Bourne Shut Out by Cotuit For Second Straight Home Game

Bourne Shut Out by Cotuit For Second Straight Home Game

The same place, the same time, the same result.

The Bourne Braves returned to Doran Park on Tuesday for just their second home game of the summer. Both have been on Tuesday, and both have been against the Cotuit Kettleers.

Despite an offensive breakout Monday night in Chatham, this Tuesday was a similar story as last Tuesday. It was almost a night to remember, but for all the wrong reasons: The Braves didn’t even record a hit until the eighth inning. They narrowly avoided an even uglier stain on their resume, but they still fell 3-0 and dropped to 2-6-1 on the season. In 18 innings at home this year, they are yet to score a run, and it’s all been against these same Kettleers.

“You’re not gonna win if you don’t score any runs,” Braves manager Scott Landers said. “We just didn’t hit well. I tip my cap to their pitchers. They threw really well. Threw strikes and kept us off balance all night.”

For Bourne, starter Logan Evans dealt with lots of traffic but kept the Braves in the game. Third baseman Joey Loynd helped him out with a quick-reaction barehanded play to end the first inning. Evans worked around a leadoff double in the second, and Kodey Shojinaga started a 4-6-3 double play that got him out of a runners-on-the-corners, one-out jam in the third.

“I didn’t feel like I had my fastballs in to lefties,” Evans said. “But besides that, I felt like everything else was working. Wish I could have had more swing-and-miss, but I got a lot of ground balls, so I was pretty happy about that.”

The Braves had some baserunners of their own in the first two innings but couldn’t scratch anything across. Pete Ciuffreda and Derek Bender both walked in the first, and Loynd was hit by a pitch in the second.
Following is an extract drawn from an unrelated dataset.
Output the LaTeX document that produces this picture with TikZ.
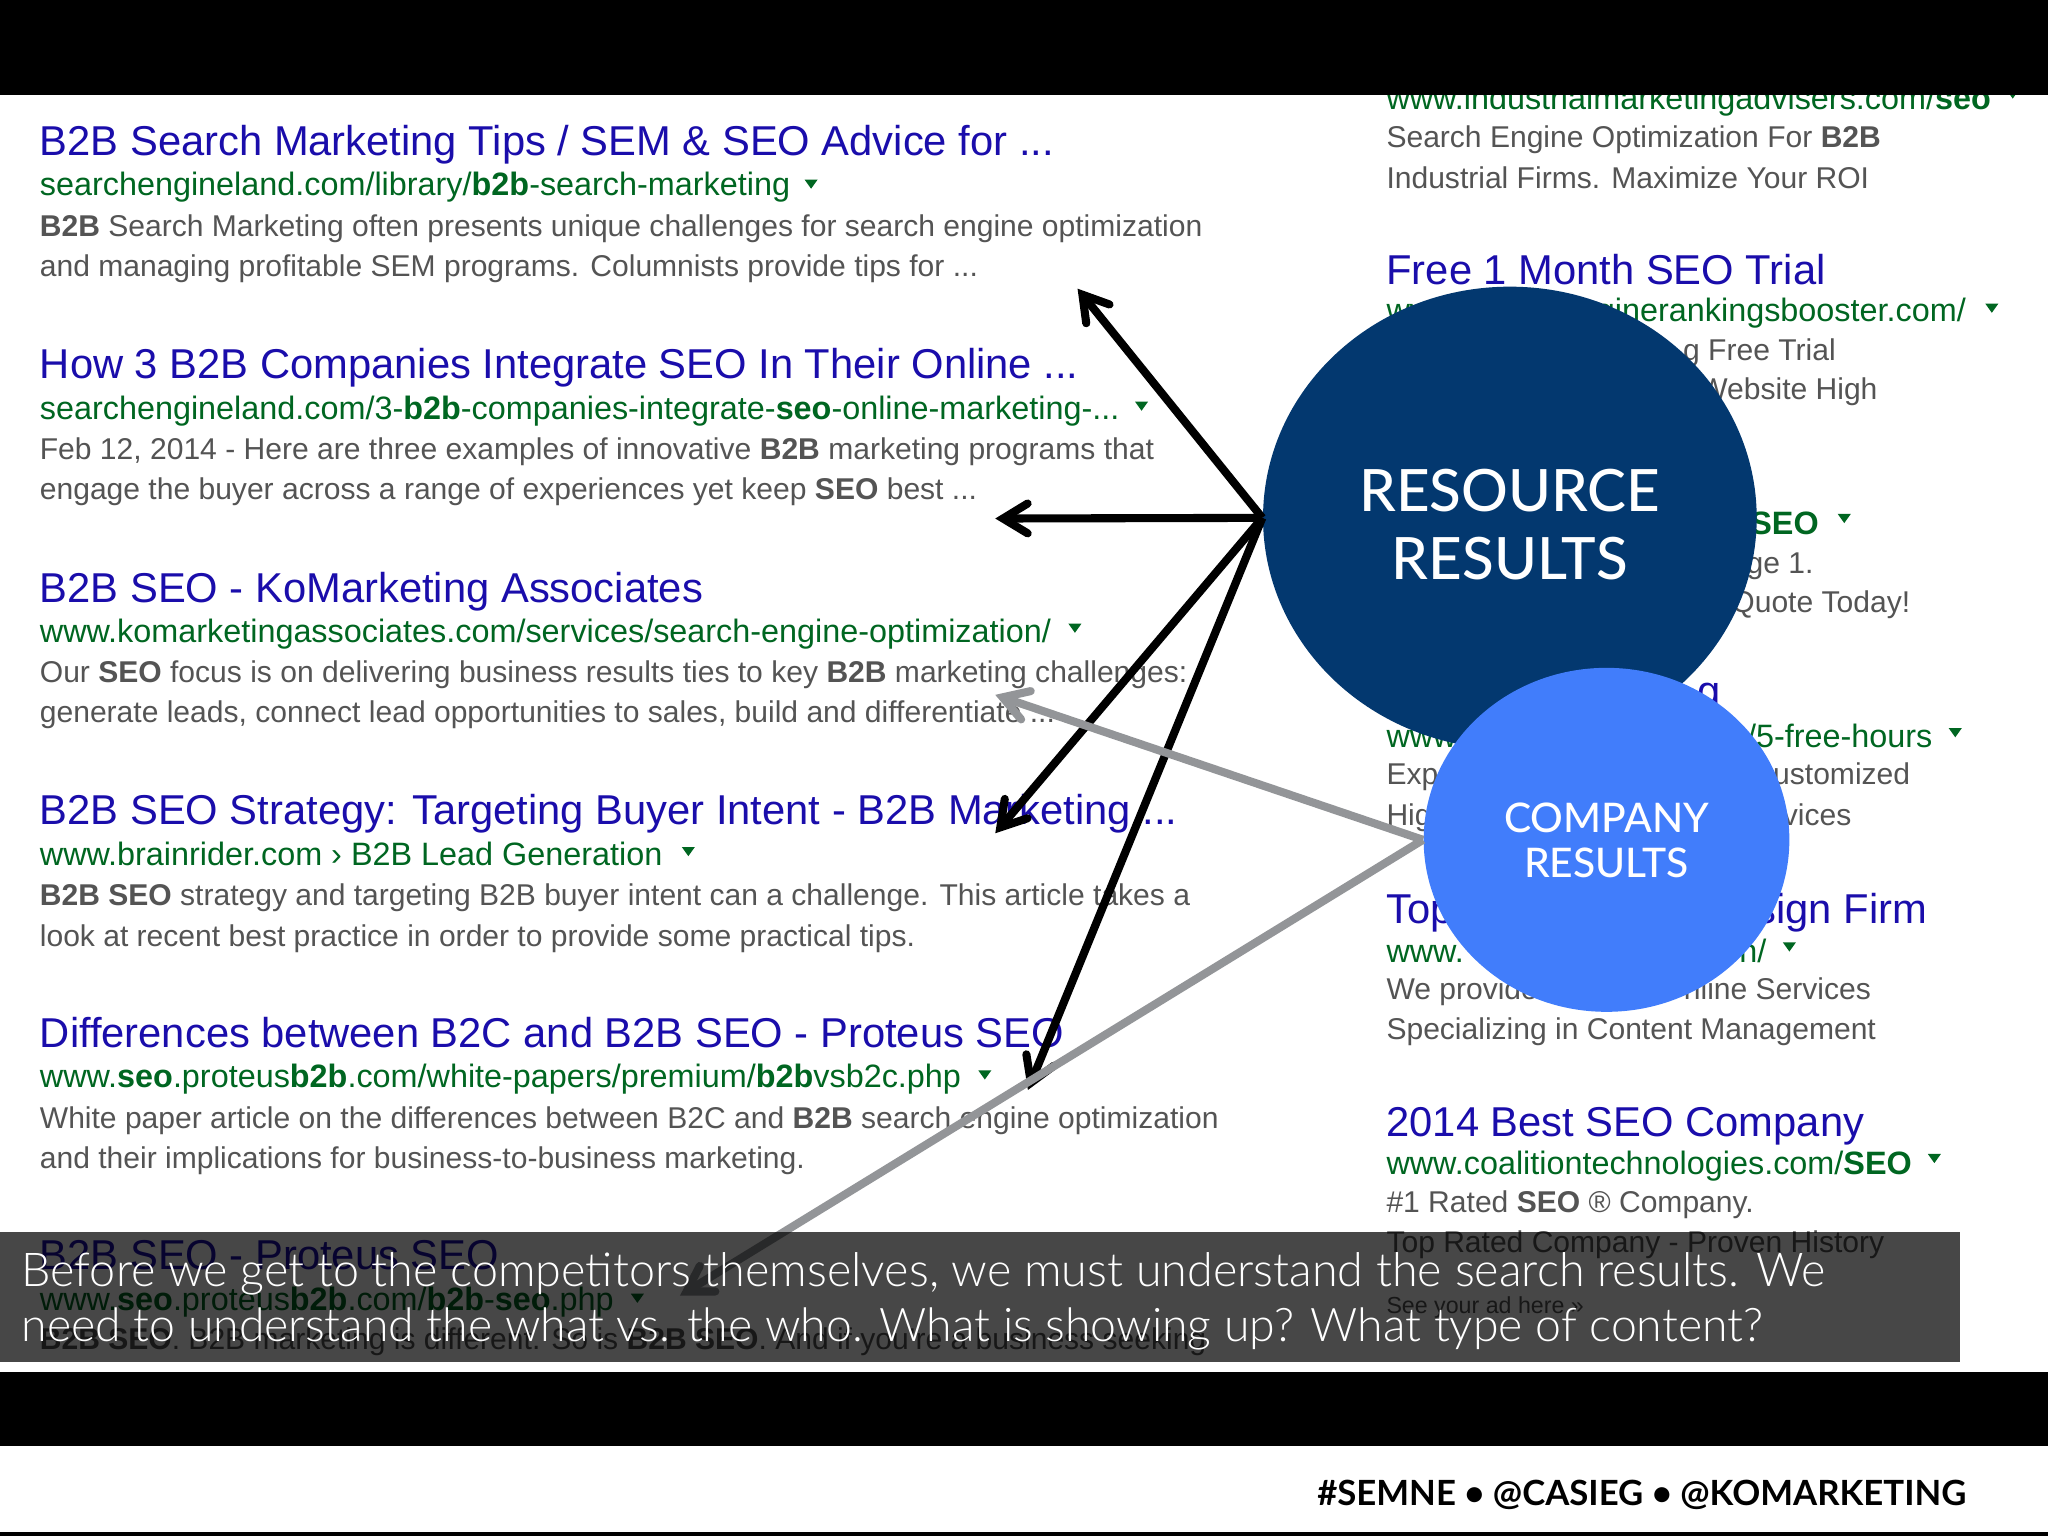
\documentclass[tikz,border=0pt]{standalone}
\usepackage{fontspec}
\usetikzlibrary{arrows.meta,shapes.geometric}
\setmainfont{Liberation Sans}
\newfontfamily\latofont{Lato}
\newfontfamily\latomed{Lato Medium}
\newfontfamily\latolight{Lato Light}
\definecolor{gblue}{HTML}{1A0DAB}
\definecolor{ggreen}{HTML}{006621}
\definecolor{ggrey}{HTML}{545454}
\definecolor{resblue}{HTML}{03386F}
\definecolor{compblue}{HTML}{417DFB}
\definecolor{arrowgrey}{HTML}{939598}
\tikzset{
  txt/.style={anchor=base west,inner sep=0pt},
  ttl/.style={txt,text=gblue,font=\fontsize{11.87}{12}\selectfont},
  urlt/.style={txt,text=ggreen,font=\fontsize{9.21}{10}\selectfont},
  snip/.style={txt,text=ggrey,font=\fontsize{8.55}{10}\selectfont},
  small/.style={txt,text=ggrey,font=\fontsize{6.6}{8}\selectfont},
  blackarrow/.style={draw=black,line width=2.3pt,-{Straight Barb[length=7pt,width=8.5pt,line width=2.3pt,line cap=round,line join=miter]}},
  greyarrow/.style={draw=arrowgrey,line width=2.3pt,-{Straight Barb[length=7pt,width=8.5pt,line width=2.3pt,line cap=round,line join=miter]}},
  drop/.style={fill=ggreen,draw=none},
  bigc/.style={ellipse,fill=resblue,draw=none,minimum width=4.937cm,minimum height=4.624cm,inner sep=0pt},
  smallc/.style={ellipse,fill=compblue,draw=none,minimum width=3.657cm,minimum height=3.44cm,inner sep=0pt},
}
\newcommand{\dropat}[2]{\fill[drop] (#1-5,#2-3.5) -- (#1+5,#2-3.5) -- (#1,#2+3.5) -- cycle;}
\newcommand{\B}[1]{\textbf{#1}}
\begin{document}
\begin{tikzpicture}[x=0.0130612cm,y=-0.0130612cm]
\useasboundingbox (0,0) rectangle (1568,1176);
\fill[white] (0,0) rectangle (1568,1176);
% left column
\node[ttl] (l1t) at (30,119) {B2B Search Marketing Tips / SEM \& SEO Advice for ...};
\node[urlt] (l1u) at (30,150) {searchengineland.com/library/\B{b2b}-search-marketing};
\node[snip] (l1a) at (30,181) {\B{B2B} Search Marketing often presents unique challenges for search engine optimization};
\node[snip] (l1b) at (30,212) {and managing profitable SEM programs. Columnists provide tips for ...};
\dropat{621}{141}
\node[ttl] (l2t) at (30,290) {How 3 B2B Companies Integrate SEO In Their Online ...};
\node[urlt] (l2u) at (30,321) {searchengineland.com/3-\B{b2b}-companies-integrate-\B{seo}-online-marketing-...};
\node[snip] (l2a) at (30,352) {Feb 12, 2014 - Here are three examples of innovative \B{B2B} marketing programs that};
\node[snip] (l2b) at (30,382.5) {engage the buyer across a range of experiences yet keep \B{SEO} best ...};
\dropat{874}{311}
\node[ttl] (l3t) at (30,461) {B2B SEO - KoMarketing Associates};
\node[urlt] (l3u) at (30,492) {www.komarketingassociates.com/services/search-engine-optimization/};
\node[snip] (l3a) at (30,522.5) {Our \B{SEO} focus is on delivering business results ties to key \B{B2B} marketing challenges:};
\node[snip] (l3b) at (30,553.5) {generate leads, connect lead opportunities to sales, build and differentiate ...};
\dropat{823}{481}
\node[ttl] (l4t) at (30,631) {B2B SEO Strategy: Targeting Buyer Intent - B2B Marketing ...};
\node[urlt] (l4u) at (30,663) {www.brainrider.com › B2B Lead Generation};
\node[snip] (l4a) at (30,693.5) {\B{B2B SEO} strategy and targeting B2B buyer intent can a challenge. This article takes a};
\node[snip] (l4b) at (30,724.5) {look at recent best practice in order to provide some practical tips.};
\dropat{527}{652}
\node[ttl] (l5t) at (30,802) {Differences between B2C and B2B SEO - Proteus SEO};
\node[urlt] (l5u) at (30,833) {www.\B{seo}.proteus\B{b2b}.com/white-papers/premium/\B{b2b}vsb2c.php};
\node[snip] (l5a) at (30,864) {White paper article on the differences between B2C and \B{B2B} search engine optimization};
\node[snip] (l5b) at (30,894.5) {and their implications for business-to-business marketing.};
\dropat{754}{823}
\node[ttl] (l6t) at (30,972) {B2B SEO - Proteus SEO};
\node[urlt] (l6u) at (30,1003) {www.\B{seo}.proteus\B{b2b}.com/\B{b2b}-\B{seo}.php};
\node[snip] (l6a) at (30,1033) {\B{B2B SEO}. B2B marketing is different. So is \B{B2B SEO}. And if you're a business seeking};
\dropat{488}{994}
% right column
\node[urlt] (r1u) at (1061,84) {www.industrialmarketingadvisers.com/\B{seo}};
\dropat{1541}{72}
\node[snip] (r1a) at (1061,113) {Search Engine Optimization For \B{B2B}};
\node[snip] (r1b) at (1061,144) {Industrial Firms. Maximize Your ROI};
\node[ttl] (r2t) at (1061,218) {Free 1 Month SEO Trial};
\node[urlt] (r2u) at (1061,246) {www.searchenginerankingsbooster.com/};
\dropat{1525}{236}
\node[snip,anchor=base east] (r2a) at (1406,276) {g Free Trial};
\node[snip,anchor=base east] (r2b) at (1438,306) {Website High};
\node[urlt,anchor=base east] (r3u) at (1393,409) {\B{SEO}};
\dropat{1412}{397}
\node[snip,anchor=base east] (r3a) at (1389,439) {ge 1.};
\node[snip,anchor=base east] (r3b) at (1463,469) {Quote Today!};
\node[ttl,anchor=base east] (r4t) at (1318,540) {g};
\node[urlt,anchor=base west] (r4v) at (1061,572) {www};
\node[urlt,anchor=base east] (r4u) at (1480,572) {/5-free-hours};
\dropat{1497}{561}
\node[snip] (r4a) at (1061,601) {Exp};
\node[snip,anchor=base east] (r4b) at (1463,601) {ustomized};
\node[snip] (r4c) at (1061,632) {Hig};
\node[snip,anchor=base east] (r4d) at (1418,632) {vices};
\node[ttl] (r5t) at (1061,707) {Top};
\node[ttl,anchor=base east] (r5s) at (1476,707) {sign Firm};
\node[urlt] (r5u) at (1061,737) {www.};
\node[urlt,anchor=base east] (r5v) at (1353,737) {n/};
\dropat{1370}{725}
\node[snip] (r5a) at (1061,765) {We provide};
\node[snip,anchor=base east] (r5b) at (1433,765) {nline Services};
\node[snip] (r5c) at (1061,796) {Specializing in Content Management};
\node[ttl] (r6t) at (1061,870) {2014 Best SEO Company};
\node[urlt] (r6u) at (1061,899) {www.coalitiontechnologies.com/\B{SEO}};
\dropat{1481}{887}
\node[snip] (r6a) at (1061,928) {\#1 Rated \B{SEO} ® Company.};
\node[snip] (r6b) at (1061,959) {Top Rated Company - Proven History};
\node[small] (r6c) at (1061,1006) {See your ad here »};
% circles
\node[bigc] (res) at (1156,396.5) {};
\node[smallc] (comp) at (1230,643) {};
\node[anchor=base,inner sep=0pt,text=white,font=\latomed\fontsize{16.6}{19}\selectfont] (res1) at (1156,391.5) {RESOURCE};
\node[anchor=base,inner sep=0pt,text=white,font=\latomed\fontsize{16.6}{19}\selectfont] (res2) at (1156,443.5) {RESULTS};
\node[anchor=base,inner sep=0pt,text=white,font=\latomed\fontsize{11.6}{14}\selectfont] (comp1) at (1230,637.5) {COMPANY};
\node[anchor=base,inner sep=0pt,text=white,font=\latomed\fontsize{11.6}{14}\selectfont] (comp2) at (1230,672) {RESULTS};
% arrows
\coordinate (a1) at (825,221);
\coordinate (a2) at (762,397);
\coordinate (a3) at (762,638);
\coordinate (a4) at (787,834.5);
\coordinate (g1) at (762,532);
\coordinate (g2) at (520.6,992);
\draw[blackarrow] (res.west) -- (a1);
\draw[blackarrow] (res.west) -- (a2);
\draw[blackarrow] (res.west) -- (a3);
\draw[blackarrow] (res.west) -- (a4);
\draw[greyarrow] (comp.west) -- (g1);
\draw[greyarrow] (comp.west) -- (g2);
% bars
\fill[black] (0,0) rectangle (1568,72.5);
\fill[black] (0,1050.5) rectangle (1568,1107);
\fill[black] (0,1173) rectangle (1568,1176);
% caption band
\fill[black,opacity=0.72] (0,943) rectangle (1501,1043);
\node[anchor=base west,inner sep=0pt,text=white,font=\latolight\fontsize{13.28}{15}\selectfont] (cap1) at (16,985) {Before we get to the competitors themselves, we must understand the search results. We};
\node[anchor=base west,inner sep=0pt,text=white,font=\latolight\fontsize{13.2}{15}\selectfont] (cap2) at (16,1027) {need to understand the what vs. the who. What is showing up? What type of content?};
\node[anchor=base east,inner sep=0pt,text=black,font=\latofont\bfseries\fontsize{9.88}{12}\selectfont] (foot) at (1506,1153) {\#SEMNE • @CASIEG • @KOMARKETING};
\end{tikzpicture}
\end{document}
A double play helped Cotuit escape unscathed.

More great defense helped Evans blank the Kettleers in the fourth. He issued a leadoff walk, and the runner stole second and advanced to third on a wild pitch, still with nobody out. But after a strikeout and a comebacker, shortstop Paul Tammaro III made a slick play to end the inning. He got the runner by less than a step, with Bender leaning out for an impressive stretch and scoop at first base.

“It’s awesome having a great defense,” Evans said. “For me as a pitcher, I have confidence that I can just go and attack the zone, and then let them make plays behind me. It’s really cool to have that.”

The Braves’ good fortune ran out in the fifth. Evans got the first two outs, but after a walk and a bloop single put runners on the corners, the first run of the game came home on a wild pitch. Evans ended the inning with a strikeout, but not before a run fell just out of his grasp.

“I thought we pitched well. We had a blunder with the first run,” Landers said. “Logan gave us a really good start. Kept us there.”

Evans completed five solid innings for the Braves, limiting the Kettleers to just that one run. He made progress after his uneven debut against Harwich in a game that was shortened due to weather.

“I just tried to improve upon using my slider more,” Evans said. “I felt like if I could keep those hitters true to maybe two planes instead of just staying on fastball-cutter, it would really help me out, and today it really did.”

Meanwhile, they fell into a rut with the bats. Cotuit starter Tucker Novotny threw 4 2/3 hitless innings, retiring the last 11 he faced before having to exit for pitch count reasons.

Chase Hopewell continued to mow Bourne hitters down in relief. He kept the combined no-hitter alive until one out in the eighth, when Kavi Caster poked one up the middle to break it up. Braves fans could take a sigh of relief, at the very least having the solace of not being on the wrong side of history.

Caster’s hit ended a stretch of 19 consecutive Bourne hitters retired. Novotny and Hopewell — the same two pitchers who helped shut out Bourne last week — combined to strike out eight in 7 1/3 innings of work.

“They pitched great. Same guys both games. So yeah, we haven’t figured them out yet,” Landers said. “But if they’re back in there against us next time, I guess we’ll have to figure it out.”

Ryan Fischer struck out three of the first four batters he faced out of the bullpen for Bourne. The Kettleers rallied for two runs in the seventh against him though, as Brett Bateman’s fourth hit of the night stretched Cotuit’s lead to 3-0.

Fischer bounced back with a perfect eighth, collecting six total strikeouts in a three-inning performance.

“He mixed well. He threw strikes,” Landers said. “We’ve been working on his offspeed stuff for strikes. He was primarily a fastball guy coming into the summer. But I thought he pitched outstanding.”

Shojinaga turned Bourne’s hit total into a crooked number with a single in the ninth, but Bender hit into a double play to end the Braves’ second home shutout. They may have won a championship last summer with this place as their home park, but they haven’t found any offense in front of the hometown crowds yet.

Bourne will continue this five-game homestand with a matchup against the Yarmouth-Dennis Red Sox on Wednesday at 6 p.m.

“We haven’t played Y-D yet, so we’ll see what they got,” Landers said.